The Pirates came back from that slump with 57 points in eliminating Lind-Ritzville on Thursday and eclipsed that on Friday.

“It feels really good, especially after that tough loss in the first game because we really didn’t play our best game,” Severs said. “It would have been so hard to go home after that.”

Taelor Brooks continued her fine play for the Pirates, scoring 21 points with 15 rebounds on Friday, to boost her tournament scoring average to 17 per game.

Kacie Uto recovered from her 1-of-13, three-point performance in the first round to score 21 points with seven rebounds against Lind-Ritzville and 13 points and six steals against Entiat. She also made 9 of 11 free throws, none bigger than the two she made to seal the game with 27 seconds left after a steal and score from the Tigers’ Mandy Southard cut the Pirates’ lead, once 10 points, to 58-53.

“That was huge,” Severs said. “That’s the kind of mental toughness we’ve been working on all season.”

Severs said she thinks her team is reaching a tougher mindset. She said she was impressed with how her team fended off Entiat’s late-game surge, even if it wasn’t the prettiest.

“We had several turnovers, but they didn’t let that get to them,” she said. “And there were a few no-calls, but they didn’t let that get to them either.
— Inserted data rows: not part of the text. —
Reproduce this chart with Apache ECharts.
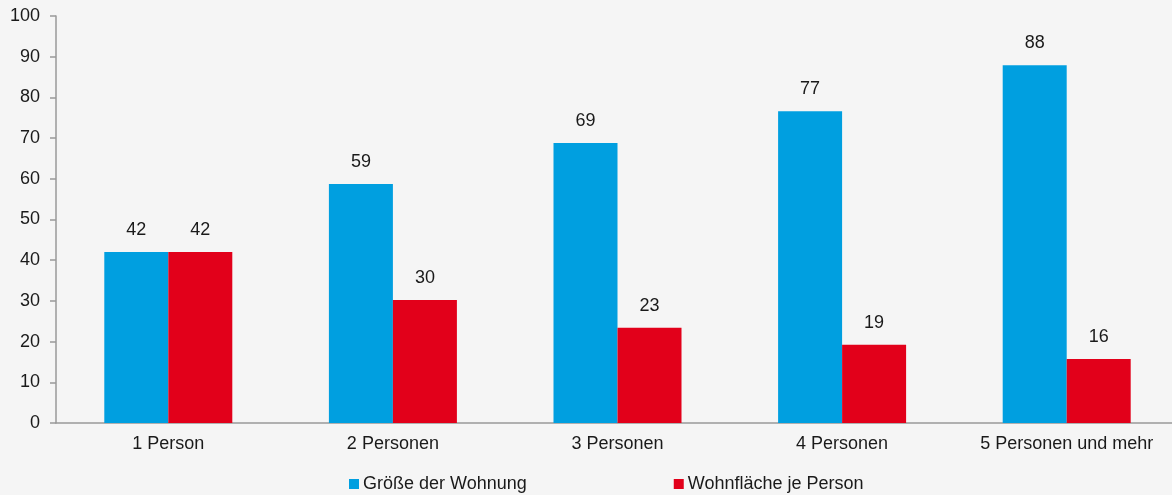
<!DOCTYPE html>
<html>
<head>
<meta charset="utf-8">
<script src="https://cdn.jsdelivr.net/npm/echarts@6/dist/echarts.min.js"></script>
<style>
  html, body { margin: 0; padding: 0; background: #f5f5f5; overflow: hidden; }
  #chart { width: 1179px; height: 495px; }
</style>
</head>
<body>
<div id="chart"></div>
<script>
// Haushaltsgröße
const categories = ['1 Person', '2 Personen', '3 Personen', '4 Personen', '5 Personen und mehr']
// Größe der Wohnung (m²)
const wohnungValues = [42, 58.7, 68.8, 76.6, 87.9]
// Wohnfläche je Person (m²)
const proPersonValues = [42, 30.2, 23.4, 19.2, 15.7]
const seriesNames = ['Größe der Wohnung', 'Wohnfläche je Person']

const chart = echarts.init(document.getElementById('chart'))

const font = 'Liberation Sans'
const labelStyle = {
    show: true,
    position: 'top',
    distance: 13,
    color: '#1a1a1a',
    fontSize: 18,
    fontFamily: font,
    formatter: (p) => Math.round(p.value)
}

// chart is a bit wider than the window, the last category runs off the right edge
chart.setOption({
    backgroundColor: '#f5f5f5',
    animation: false,
    grid: { left: 56, right: 0, top: 16, bottom: 72 },
    legend: {
        left: 344,
        top: 470,
        itemWidth: 10,
        itemHeight: 10,
        itemGap: 147,
        icon: 'rect',
        textStyle: { color: '#1a1a1a', fontSize: 18, fontFamily: font, padding: [0, 0, 0, -1] },
        data: seriesNames
    },
    xAxis: {
        type: 'category',
        data: categories,
        axisLine: { lineStyle: { color: '#999', width: 1.5 } },
        axisTick: { show: false },
        axisLabel: { color: '#1a1a1a', fontSize: 18, fontFamily: font, margin: 12, interval: 0 }
    },
    yAxis: {
        type: 'value',
        min: 0,
        max: 100,
        interval: 10,
        splitLine: { show: false },
        axisLine: { show: true, lineStyle: { color: '#999', width: 1.5 } },
        axisTick: { show: true, length: 6, lineStyle: { color: '#999', width: 1.5 } },
        axisLabel: { color: '#1a1a1a', fontSize: 18, fontFamily: font, margin: 16 }
    },
    series: [
        {
            name: seriesNames[0],
            type: 'bar',
            data: wohnungValues,
            barWidth: 64,
            barGap: '0%',
            itemStyle: { color: '#009fe0' },
            label: labelStyle
        },
        {
            name: seriesNames[1],
            type: 'bar',
            data: proPersonValues,
            barWidth: 64,
            itemStyle: { color: '#e2001a' },
            label: labelStyle
        }
    ]
})
</script>
</body>
</html>
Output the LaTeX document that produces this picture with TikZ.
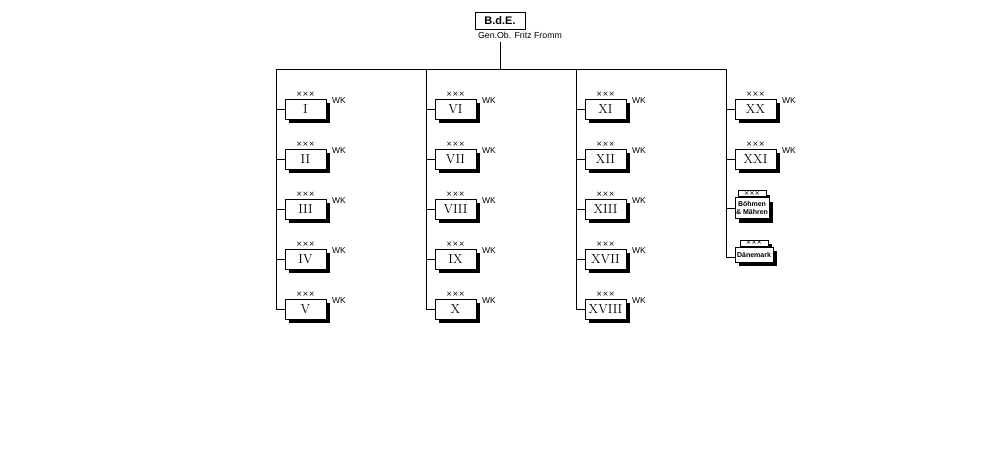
\documentclass[tikz,border=0pt]{standalone}
\usepackage{fontspec}
\newfontfamily\lsans{Liberation Sans}
\newfontfamily\dsans{DejaVu Sans}
\usetikzlibrary{shadows}
\begin{document}
\begin{tikzpicture}[x=1pt,y=-1pt,line width=1pt,
  shad/.style={general shadow={fill=black,shadow xshift=4pt,shadow yshift=-4pt}},
  corps/.style={draw,fill=white,minimum width=41pt,minimum height=20pt,inner sep=0pt,
    font=\fontsize{13}{13}\selectfont,shad},
  xxx/.style={font=\dsans\fontsize{7.5}{7.5}\selectfont,inner sep=0pt},
  wk/.style={font=\lsans\fontsize{8.5}{8.5}\selectfont,inner sep=0pt,anchor=north west},
  tag/.style={draw,fill=white,minimum width=28pt,minimum height=6pt,inner sep=0pt,
    font=\dsans\fontsize{6.5}{6.5}\selectfont,shad,anchor=south},
  wide/.style={draw,fill=white,inner sep=0pt,shad,
    font=\lsans\bfseries\fontsize{7}{7.6}\selectfont,align=center}]
\useasboundingbox[fill=white] (0,0) rectangle (1000,450);

% top
\node[draw,minimum width=50pt,minimum height=17pt,inner sep=0pt,
  font=\lsans\bfseries\fontsize{11}{11}\selectfont] (bde) at (500,21) {B.d.E.};
\node[font=\lsans\fontsize{8.8}{8.8}\selectfont,inner sep=0pt] (ff) at (520,35.5) {Gen.Ob. Fritz Fromm};
\coordinate (stem) at (500,42);
\coordinate (h0) at (276,69);
\coordinate (h1) at (426,69);
\coordinate (h2) at (576,69);
\coordinate (h3) at (726,69);
\draw (stem) -- (stem |- h0);
\draw (h0) -- (h3);

% corps
\foreach \lab/\c/\r in {I/0/0,II/0/1,III/0/2,IV/0/3,V/0/4,
  VI/1/0,VII/1/1,VIII/1/2,IX/1/3,X/1/4,
  XI/2/0,XII/2/1,XIII/2/2,XVII/2/3,XVIII/2/4,
  XX/3/0,XXI/3/1}{
  \node[corps] (k\c\r) at (305.5+150*\c,109+50*\r) {\lab};
  \node[xxx,above=2pt] (x\c\r) at (k\c\r.north) {×××};
  \node[wk] (w\c\r) at ([xshift=5pt,yshift=1pt]k\c\r.north east) {WK};
  \draw (k\c\r.west) -| (h\c);
}

% Boehmen & Maehren
\node[wide,minimum width=34pt,minimum height=21pt] (bm) at (752,208) {Böhmen\\\& Mähren};
\node[tag] (bmx) at (bm.north) {×××};
\node[wide,minimum width=34pt,minimum height=21pt] at (752,208) {Böhmen\\\& Mähren};
\draw (bm.west) -| (h3);

% Daenemark
\node[wide,minimum width=38pt,minimum height=15pt] (dan) at (754,254.5) {Dänemark};
\node[tag] (danx) at (dan.north) {×××};
\node[wide,minimum width=38pt,minimum height=15pt] at (754,254.5) {Dänemark};
\draw ([yshift=-2.5pt]dan.west) -| (h3);
\end{tikzpicture}
\end{document}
They just found a way.”

Fittingly, Pomeroy’s next game is against Orcas Island today at noon, another team that secured its first state tournament trophy with a 55-26 win over Seattle Lutheran.

No foul, no shot, no upset

Tyson Palmer did everything he could to help lead Garfield-Palouse to an upset of No. 1-ranked and unbeaten Northwest Christian in the night’s semifinal-round.

The senior guard, who finished with a game-high 19 points and scored six of them, including the buzzer-beating basket that forced overtime, in the final 48 seconds of the game.

But Palmer never got a chance to take the shot he really wanted to take – the free throw he thought he deserved at the end of regulation – and the Vikings went on to lose 59-46 in overtime as Northwest Christian, the three-time defending State B champion, won its 56th consecutive game in front of a frenzied crowd.

Palmer, after pulling Gar-Pal to within 45-44 on a baseline jumper with 20 seconds left in regulation, answered a NWC free throw by putting back his miss, and both he and Vikings coach Tim Coles thought he got fouled in the process.

The whistle never blew, however, and Gar-Pal had no answers in overtime, getting outscored 13-0.

“I thought he got fouled when he went up and shot the ball at the end of regulation,” Coles said of Palmer’s game-tying putback. “That ball goes in and if they call the foul and he makes the free throw, we’re in the state championship game.”

Palmer claimed he got hit on the arm when he was taking the shot and then got hit with a body on the way down.

“It would have been a big moment if I’d have gotten to shoot (a free throw) to win it,” he said. “I just wish I’d have gotten the chance.”

No answers for size

White Swan, with no player on its roster taller than 6-foot-3, struggled throughout Friday night’s 57-50 semifinal loss to Davenport to deal with the Gorillas’ 6-9 junior center Morgan Scharff, who finished with 10 points and nine rebounds, while also altering several Cougars shots.

“We were a little shy at the post position, and we knew that all along,” White Swan coach Manuel Rangel said. “It’s one thing to tell players what needs to be done in there, but doing it is another.

“At times we were successful in defending the post and being aggressive, but too many times we weren’t.”

And it didn’t help, either, that Davenport connected on 58.1 percent (25 of 43) of its field-goal tries, getting 22 points from Taylor Morgan and 14 from Jarod Gunning.

“They shot the lights out,” Rangel said. “It’s hard to beat a team when they’re stroking it like that.”